Racism is a matter that affects all racialized Canadians, but also exhibits itself in some unique ways in Canadian immigration policy. The following are only some of the systemic issues that disproportionately impact immigrants economically and in obtaining permanent residence:

  • A landing fee of $975 required to obtain permanent residency. This fee disproportionately affects immigrants from lower income countries where many of these immigrants are visible minorities.
  • Stricter identification requirements for obtaining permanent residency. This negatively impacts immigrants and refugees that come from an environment where they may not have, or have lost such official documents.
  • The invalidation of professional qualifications held by many immigrants in other countries, making it difficult for them to enter the labour market. This in turn leads to higher rates of unemployment and underemployment among immigrants to Canada, particularly racialized Canadians.
  • Recent immigrants to Canada receive lower wages as a result of having less seniority within their place of work, compared to their non-immigrant counterparts.

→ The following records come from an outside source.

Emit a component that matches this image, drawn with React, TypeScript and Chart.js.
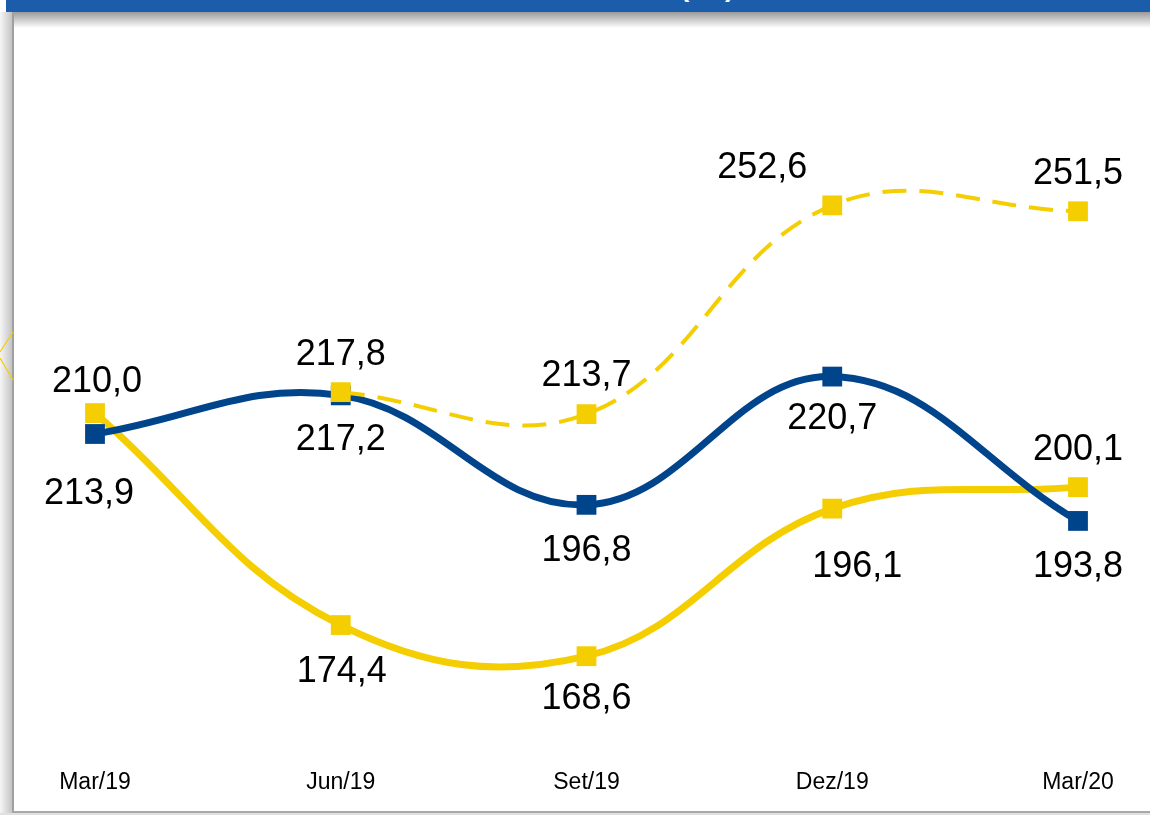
import React, { useEffect, useRef } from 'react';
import { Chart, registerables } from 'chart.js';

Chart.register(...registerables);

const categories = ['Mar/19', 'Jun/19', 'Set/19', 'Dez/19', 'Mar/20'];
const blueSeries = [210.0, 217.2, 196.8, 220.7, 193.8];
const yellowSeries = [213.9, 174.4, 168.6, 196.1, 200.1];
const yellowDashedSeries = [null, 217.8, 213.7, 252.6, 251.5];

// label offsets in px (dx, dy of the text's visual centre) relative to each point – styling only
const blueLabelOffsets = [[2, -55], [0, 41.5], [0, 43.5], [0, 40], [0, 43]];
const yellowLabelOffsets = [[-6, 78], [1, 44], [0, 40], [25, 56], [0, -40]];
const dashedLabelOffsets = [[0, 0], [0, -40], [0, -41], [-70, -40.5], [0, -40]];

const BLUE = '#00458C';
const YELLOW = '#F4CE00';
const FONT = '"Liberation Sans", Arial, Helvetica, sans-serif';
const LABEL_SIZE = 36;

const fmt = (v: number) => v.toFixed(1).replace('.', ',');

const labelPlugin = {
  id: 'valueLabels',
  afterDatasetsDraw(chart: any) {
    const ctx = chart.ctx;
    const offsets = [blueLabelOffsets, yellowLabelOffsets, dashedLabelOffsets];
    ctx.save();
    ctx.font = `${LABEL_SIZE}px ${FONT}`;
    ctx.fillStyle = '#000';
    ctx.textAlign = 'center';
    ctx.textBaseline = 'alphabetic';
    const half = LABEL_SIZE * 0.716 / 2;
    chart.data.datasets.forEach((ds: any, i: number) => {
      const meta = chart.getDatasetMeta(i);
      meta.data.forEach((el: any, j: number) => {
        const v = ds.data[j];
        if (v === null || v === undefined) return;
        const [dx, dy] = offsets[i][j];
        ctx.fillText(fmt(v), el.x + dx, el.y + dy + half);
      });
    });
    ctx.restore();
  },
};

function LineChart() {
  const ref = useRef<HTMLCanvasElement>(null);
  useEffect(() => {
    if (!ref.current) return;
    const common = {
      pointStyle: 'rect',
      pointRadius: 14,
      pointBorderWidth: 0,
      tension: 0.4,
      fill: false,
      clip: false,
    };
    const chart = new Chart(ref.current, {
      type: 'line',
      data: {
        labels: categories,
        datasets: [
          {
            ...common,
            data: blueSeries,
            borderColor: BLUE,
            backgroundColor: BLUE,
            pointBackgroundColor: BLUE,
            borderWidth: 7,
            order: 1,
          },
          {
            ...common,
            data: yellowSeries,
            borderColor: YELLOW,
            backgroundColor: YELLOW,
            pointBackgroundColor: YELLOW,
            borderWidth: 7,
            order: 2,
          },
          {
            ...common,
            data: yellowDashedSeries,
            borderColor: YELLOW,
            backgroundColor: YELLOW,
            pointBackgroundColor: YELLOW,
            borderWidth: 4,
            borderDash: [24, 13],
            order: 0,
          },
        ] as any,
      },
      options: {
        animation: false,
        responsive: false,
        maintainAspectRatio: false,
        layout: { padding: { left: 95, right: 72, top: 112, bottom: 5.4 } },
        plugins: { legend: { display: false }, tooltip: { enabled: false }, title: { display: false } },
        scales: {
          x: {
            grid: { display: false, drawTicks: false },
            border: { display: false },
            ticks: { color: '#000', font: { family: FONT, size: 23 }, padding: 13 },
          },
          y: { display: false, min: 150, max: 270 },
        },
      },
      plugins: [labelPlugin],
    });
    return () => chart.destroy();
  }, []);
  return <canvas ref={ref} width={1150} height={815} style={{ position: 'absolute', left: 0, top: 0 }} />;
}

export default function App() {
  return (
    <div style={{ position: 'absolute', left: 0, top: 0, width: 1150, height: 815, background: '#fff', overflow: 'hidden' }}>
      {/* header bar */}
      <div style={{ position: 'absolute', left: 6, top: 0, width: 1144, height: 12, background: '#1B5DAB', overflow: 'hidden' }}>
        <svg width={1144} height={12} style={{ position: 'absolute', left: 0, top: 0 }}>
          <text x={674} y={-4} fill="#fff" fontWeight="bold" fontSize={28} fontFamily={FONT}>(R$)</text>
        </svg>
      </div>
      <div style={{ position: 'absolute', left: 6, top: 12, width: 1144, height: 16, background: 'linear-gradient(to bottom, #9a9a9a, #ffffff)' }} />
      {/* left border */}
      <div style={{ position: 'absolute', left: 0, top: 12, width: 12, height: 803, background: 'linear-gradient(to right, #f6f6f6, #c4c4c4)' }} />
      <div style={{ position: 'absolute', left: 12, top: 12, width: 2, height: 801, background: '#a0a0a0' }} />
      {/* bottom border */}
      <div style={{ position: 'absolute', left: 12, top: 811, width: 1138, height: 2, background: '#a8a8a8' }} />
      <div style={{ position: 'absolute', left: 0, top: 813, width: 1150, height: 2, background: '#e0e0e0' }} />
      <svg width={14} height={815} style={{ position: 'absolute', left: 0, top: 0 }}>
        <line x1={13} y1={332} x2={0} y2={352} stroke={YELLOW} strokeWidth={1.2} />
        <line x1={0} y1={358} x2={13} y2={380} stroke={YELLOW} strokeWidth={1.2} />
      </svg>
      <LineChart />
    </div>
  );
}
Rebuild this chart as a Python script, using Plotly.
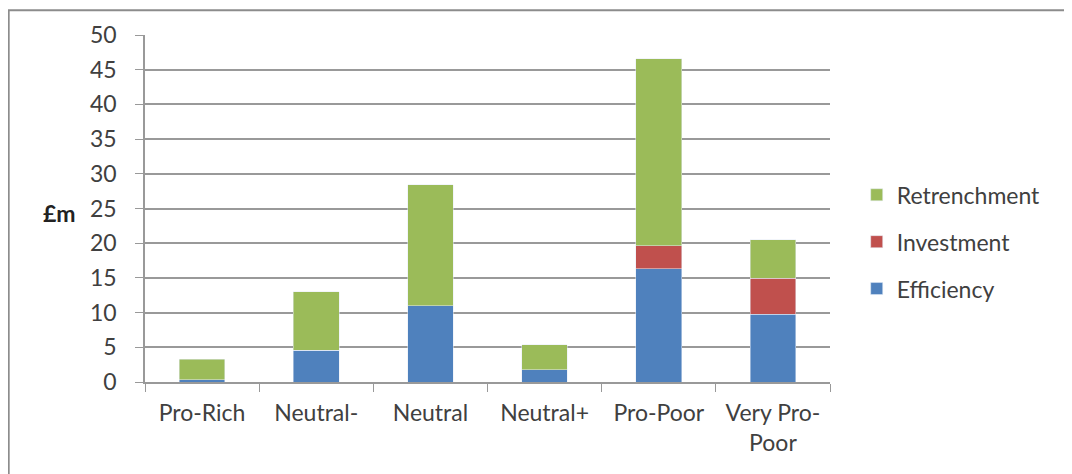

Much of the racial inequality existing in Canada could be addressed by making changes to current immigration and employment law and policy, which by design, inadvertently places visible minority immigrants to Canada at a disadvantage.

The Former Minister of Immigration, Ahmed Hussen, has in particular been quite vocal in recent weeks in suggesting anti-racism policy ideas that could be implemented by the Federal Government to address issues of systemic racism in Canada.

Many of Hussen’s suggestions, such as collecting more data on inequalities and barriers facing minority groups, as well as to provide a platform where racial minorities can share their voices, fall in line with the goals and aims of Canada’s Anti-Racism strategy, as laid out above.

Hussen has, however, made some good recommendations that could be implemented more immediately, while policy change recommendations from Canada’s Anti-Racism Strategy materialize.

One of these policies is to implement a name-blind hiring practice for federal government jobs. This would remove some potential racial or religious bias from the hiring process as the names of government job applicants would be hidden.

This policy could be a good first step in tackling the high rates of unemployment and underemployment amongst visible and religious minority Canadians, many of whom are immigrants. This change in the hiring process could also lead to better representation of minority groups in the federal government, which can in turn, lead to future progress in achieving the goal of eliminating systemic racism in Canada.

It is too soon to see what results will come of Canada’s Anti-Racism Strategy or Hussen’s suggestions. However, the discussions happening publicly, and through government financed anti-racism engagement sessions, are a first step towards properly assessing what legislative changes need to be made to advance the goal of eliminating discrimination and inequality amongst all minority groups, including immigrants.